Some historians speculate the two lovers wrote those poems about parting because they were broken-hearted over Lucy’s leaving for Spain with her father, the United States’ newly appointed minister to that country. Since Hale didn’t receive approval until just before the assassination, that speculation of romantic tearful goodbyes is anachronistic. The poems were not to one another. They were to Lucy’s cousin and John’s roommate at the hotel, John Wentworth. Wentworth had come to Washington for the inauguration. Now that it was over, he was leaving for southern California as an Indian Affairs Agent. The poems were a goodbye to Wentworth.24
John had also confided to his brother June he was “in love with a lady in Washington”25 and was going to marry her.26 He also told Asia. A few weeks after John’s death, Asia wrote Jean Anderson that “their marriage (John’s and Lucy’s) was to have been in a year, when she promised to return from Spain for him, either with her father or without him.”27
The one thing that could always be counted on with John when it came to women was that he couldn’t be counted on at all.
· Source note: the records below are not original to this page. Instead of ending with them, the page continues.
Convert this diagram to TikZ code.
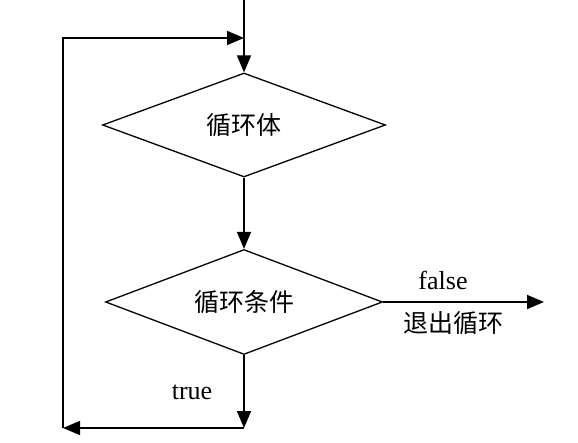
\documentclass[tikz,border=0pt]{standalone}
\usepackage{fontspec}
\setmainfont{Liberation Serif}
\newfontfamily\cjk{Noto Sans CJK SC}
\usetikzlibrary{shapes.geometric,arrows.meta}
\begin{document}
\begin{tikzpicture}[x=1pt,y=-1pt,
  ln/.style={line width=1.7pt,draw=black},
  arr/.style={ln,-{Triangle[length=17pt,width=14pt]}},
  dia/.style={diamond,aspect=2.7,draw=black,line width=1.3pt,inner sep=0pt,font=\cjk\fontsize{25}{28}\selectfont},
  lab/.style={font=\fontsize{26}{30}\selectfont,inner sep=0pt},
  cjklab/.style={font=\cjk\fontsize{25}{28}\selectfont,inner sep=0pt}]
\useasboundingbox[fill=white] (0,0) rectangle (578,443);
\node[dia,minimum width=283pt,minimum height=104pt] (d1) at (244,125) {循环体};
\node[dia,minimum width=277pt,minimum height=105pt] (d2) at (244,302) {循环条件};
\coordinate (top) at (244,0);
\coordinate (c1) at (244,38);
\coordinate (tl) at (63,38);
\coordinate (bl) at (63,428);
\coordinate (br) at (244,428);
\coordinate (exit) at (544,302);
\draw[arr] (top) -- (d1.north);
\draw[arr] (d1.south) -- (d2.north);
\draw[arr] (d2.south) -- (br);
\draw[arr] (br) -- (bl);
\draw[arr] (bl) -- (tl) -- (c1);
\draw[arr] (d2.east) -- (exit);
\node[lab] (lf) at (443,280) {false};
\node[cjklab] (lx) at (453,323) {退出循环};
\node[lab] (lt) at (192,392) {true};
\end{tikzpicture}
\end{document}
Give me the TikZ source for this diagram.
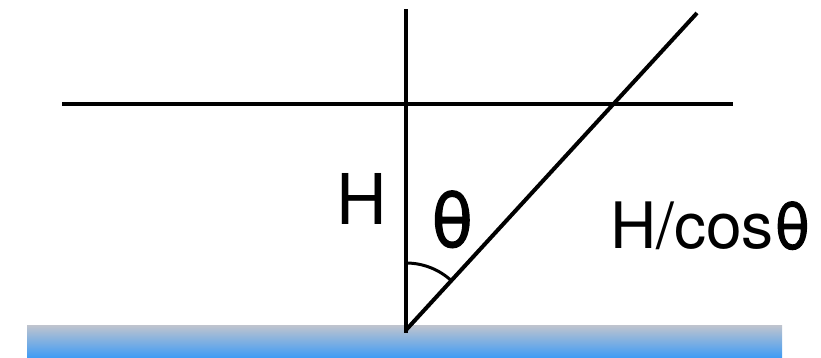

All the while John was courting Lucy, he was plotting to kidnap Lincoln and take him to Richmond. Success would have barred his return to Washington and marriage to Lucy. It is unlikely Lucy would have left her family and gone to live with John in the South. Skeptics have good reason to doubt how genuine John’s feelings for Lucy were. A skeptic might also point out that besides Lucy’s photo, John had photos of four other women in his pocket when he died. Would a man in love and engaged to be married carry pictures of other women alongside his fiancée’s photo?
Moreover, the night before he made the fateful decision to murder Abraham Lincoln, John probably spent the night with prostitute Ella Starr.
Whatever feelings, genuine or otherwise, he had for Lucy and all the other women in his life, John’s first love was always John. Everyone else and everything else came second.